The logic is stark. Battery incumbents face an accelerated, global race to cheaper, safer, and higher-energy materials. AI and machine learning promise to slash the time and cost to sift through thousands of potential chemistries and interfaces, pick the ones with the best predicted performance, and guide the lab work needed to validate them. SES AI’s pivot signals a broader belief: the bottleneck isn’t just manufacturing capacity or supply chains, but the speed of discovery itself. If AI can meaningfully compress discovery cycles, Western players could narrow the gap with entrenched suppliers in Asia and elsewhere.

Details on how far SES AI has actually gone with this new direction are sparse in the public briefings. The company’s public statements emphasize intent and capability rather than a product roadmap or a publicly disclosed benchmark suite. In other words, the pivot is noteworthy as a strategic move rather than a proven, market-ready technology off the shelf. That leaves a big open question for practitioners: what kind of data foundations, compute budgets, and lab-in-the-loop workflows will be required to turn AI discovery into a repeatable, manufacturing-relevant advantage?

From a product and engineering perspective, the move aligns with a broader industry push. AI-enabled materials discovery typically hinges on three things: high-quality, diverse data about material properties; robust models that can extrapolate to untested chemistries; and a tight loop between simulation, synthesis, and validation. The promise is tangible—imagine UI-friendly “suggestions” that point researchers toward chemistries with the best trade-offs in energy density, cycle life, and safety, all while coordinating high-throughput experiments and measurements. The risk is no less real: if data quality slips or if lab validation cannot keep pace, AI suggestions may stall in the conceptual stage rather than delivering practical gains.

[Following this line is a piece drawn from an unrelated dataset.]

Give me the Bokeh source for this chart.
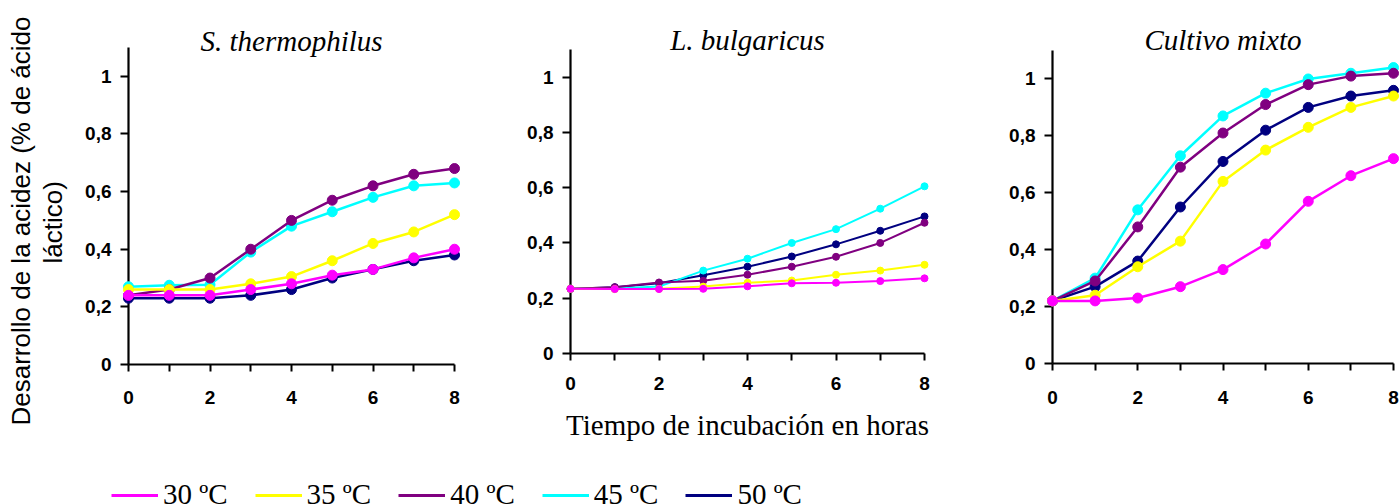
from bokeh.plotting import figure
from bokeh.layouts import column, row
from bokeh.models import FixedTicker, Legend, LegendItem, Range1d, Title
from bokeh.embed import file_html
from bokeh.resources import INLINE

# ---------------- data ----------------
hours = [0, 1, 2, 3, 4, 5, 6, 7, 8]
temps = ["30 ºC", "35 ºC", "40 ºC", "45 ºC", "50 ºC"]
colors = ["#FF00FF", "#FFFF00", "#800080", "#00FFFF", "#000080"]
panel_titles = ["S. thermophilus", "L. bulgaricus", "Cultivo mixto"]
y_ticks = [0, 0.2, 0.4, 0.6, 0.8, 1]
y_tick_labels = ["0", "0,2", "0,4", "0,6", "0,8", "1"]
x_tick_labels = ["0", "", "2", "", "4", "", "6", "", "8"]
y_label_lines = ["Desarrollo de la acidez (% de ácido", "láctico)"]
x_label = "Tiempo de incubación en horas"

thermo_30 = [0.24, 0.24, 0.24, 0.26, 0.28, 0.31, 0.33, 0.37, 0.40]
thermo_35 = [0.26, 0.26, 0.26, 0.28, 0.305, 0.36, 0.42, 0.46, 0.52]
thermo_40 = [0.24, 0.26, 0.30, 0.40, 0.50, 0.57, 0.62, 0.66, 0.68]
thermo_45 = [0.27, 0.275, 0.277, 0.39, 0.48, 0.53, 0.58, 0.62, 0.63]
thermo_50 = [0.23, 0.23, 0.23, 0.24, 0.26, 0.30, 0.33, 0.36, 0.38]

bulg_30 = [0.234, 0.233, 0.233, 0.234, 0.243, 0.254, 0.256, 0.262, 0.272]
bulg_35 = [0.234, 0.233, 0.234, 0.242, 0.256, 0.264, 0.285, 0.300, 0.321]
bulg_40 = [0.234, 0.240, 0.257, 0.263, 0.285, 0.314, 0.350, 0.400, 0.473]
bulg_45 = [0.234, 0.235, 0.242, 0.300, 0.343, 0.400, 0.450, 0.524, 0.605]
bulg_50 = [0.234, 0.240, 0.254, 0.283, 0.314, 0.351, 0.395, 0.444, 0.496]

mixto_30 = [0.22, 0.22, 0.23, 0.27, 0.33, 0.42, 0.57, 0.66, 0.72]
mixto_35 = [0.22, 0.24, 0.34, 0.43, 0.64, 0.75, 0.83, 0.90, 0.94]
mixto_40 = [0.22, 0.29, 0.48, 0.69, 0.81, 0.91, 0.98, 1.01, 1.02]
mixto_45 = [0.22, 0.30, 0.54, 0.73, 0.87, 0.95, 1.00, 1.02, 1.04]
mixto_50 = [0.22, 0.27, 0.36, 0.55, 0.71, 0.82, 0.90, 0.94, 0.96]

thermo = [thermo_30, thermo_35, thermo_40, thermo_45, thermo_50]
bulg = [bulg_30, bulg_35, bulg_40, bulg_45, bulg_50]
mixto = [mixto_30, mixto_35, mixto_40, mixto_45, mixto_50]

SANS = "Liberation Sans"
SERIF = "Liberation Serif"
PANEL_H = 460


def make_panel(title, series, width, bl, br, bt, bb, lw, ms, t_stand, x_stand):
    p = figure(width=width, height=PANEL_H, x_range=Range1d(0, 8), y_range=Range1d(0, 1.1),
               output_backend="svg", toolbar_location=None,
               min_border_left=bl, min_border_right=br,
               min_border_top=bt, min_border_bottom=bb)
    p.title.visible = False
    p.outline_line_color = None
    p.grid.visible = False

    # draw 50 ºC first, 30 ºC last
    for vals, c in reversed(list(zip(series, colors))):
        p.line(hours, vals, line_color=c, line_width=lw, level="overlay")
        p.scatter(hours, vals, size=ms, fill_color=c, line_color=c, level="overlay")

    for ax in (p.xaxis, p.yaxis):
        ax.axis_line_width = 2.2
        ax.axis_line_color = "black"
        ax.major_tick_line_width = 2
        ax.major_tick_line_color = "black"
        ax.major_tick_in = 0
        ax.minor_tick_line_color = None
        ax.major_label_text_font = SANS
        ax.major_label_text_font_style = "bold"
        ax.major_label_text_font_size = "19px"
        ax.major_label_text_color = "black"

    p.xaxis.ticker = FixedTicker(ticks=hours)
    p.xaxis.major_label_overrides = {h: lab for h, lab in zip(hours, x_tick_labels)}
    p.xaxis.major_tick_out = 7
    p.xaxis.major_label_standoff = x_stand

    p.yaxis.ticker = FixedTicker(ticks=y_ticks)
    p.yaxis.major_label_overrides = {t: lab for t, lab in zip(y_ticks, y_tick_labels)}
    p.yaxis.major_tick_out = 8
    p.yaxis.major_label_standoff = 9

    p.add_layout(Title(text=title, align="center", vertical_align="bottom",
                       standoff=t_stand, text_font=SERIF, text_font_style="italic",
                       text_font_size="29px", text_color="black"), "above")
    return p


# frame bottoms: 364, 353, 363 px from the top of the picture
p1 = make_panel(panel_titles[0], thermo, 500, 128, 46, 47, PANEL_H - 364, 2.5, 10, -18, 19)
p2 = make_panel(panel_titles[1], bulg, 490, 70, 66, 49, PANEL_H - 353, 2.0, 7, -12, 16)
p3 = make_panel(panel_titles[2], mixto, 410, 62, 7, 50, PANEL_H - 363, 2.5, 10, -10, 20)

# y-axis title, two lines, on the first panel (inner line first)
p1.add_layout(Title(text=y_label_lines[1], align="left", offset=101, vertical_align="bottom",
                    standoff=30, text_font=SANS, text_font_style="normal",
                    text_font_size="26px", text_color="black"), "left")
p1.add_layout(Title(text=y_label_lines[0], align="left", offset=-61, vertical_align="bottom",
                    standoff=-31, text_font=SANS, text_font_style="normal",
                    text_font_size="26px", text_color="black"), "left")

# x-axis title under the middle panel
p2.xaxis.axis_label = x_label
p2.xaxis.axis_label_standoff = 16
p2.xaxis.axis_label_text_font = SERIF
p2.xaxis.axis_label_text_font_style = "normal"
p2.xaxis.axis_label_text_font_size = "29px"
p2.xaxis.axis_label_text_color = "black"

# legend strip
lf = figure(width=1400, height=504 - PANEL_H, x_range=Range1d(0, 1), y_range=Range1d(0, 1),
            output_backend="svg", toolbar_location=None, min_border=0,
            x_axis_location=None, y_axis_location=None)
lf.title.visible = False
lf.outline_line_color = None
lf.grid.visible = False
items = []
for t, c in zip(temps, colors):
    r = lf.line(x=[-1], y=[-1], line_color=c, line_width=3)
    items.append(LegendItem(label=t, renderers=[r]))
legend = Legend(items=items, orientation="horizontal", location=(111, -7),
                glyph_width=47, glyph_height=28, label_standoff=5, spacing=27,
                padding=0, margin=0, border_line_color=None, background_fill_alpha=0,
                label_text_font=SERIF, label_text_font_size="29px", label_text_color="black",
                label_text_baseline="alphabetic")
lf.add_layout(legend)

layout = column(row(column(p1), column(p2), column(p3)), lf)

with open("out.html", "w") as f:
    f.write(file_html(layout, INLINE))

For engineers and startup builders watching this quarter, two concrete takeaways stand out. First, data strategy will be decisive: partnerships with universities, access to curated property databases, and the ability to fuse experimental results with simulations will determine whether AI-driven discovery translates into real-world wins. Second, the economics matter. Even with AI-curated candidates, the cost of synthesis, testing, and scale-up remains a major determinant of return on investment. Without visible milestones or pilots, skepticism is natural about whether this pivot will yield near-term product breakthroughs or simply shift the R&D burden onto a longer horizon.

Analogy helps: giving chemists a crystal ball that needs a careful map. AI can illuminate promising regions of the chemical space, but lab access, synthesis routes, and scale-up realities still require hands-on, costly work. The combination could dramatically shorten discovery timelines—if data and validation pipelines are managed with discipline.

If SES AI can align its AI engine with a practical, end-to-end materials workflow, this pivot could reshape Western R&D timelines for batteries. If not, it risks becoming a fascinating concept with limited near-term payoff. Either way, the move underscores a core trend: AI is becoming a central tool, not just a back-office enhancement, in the race to innovate next-generation energy storage.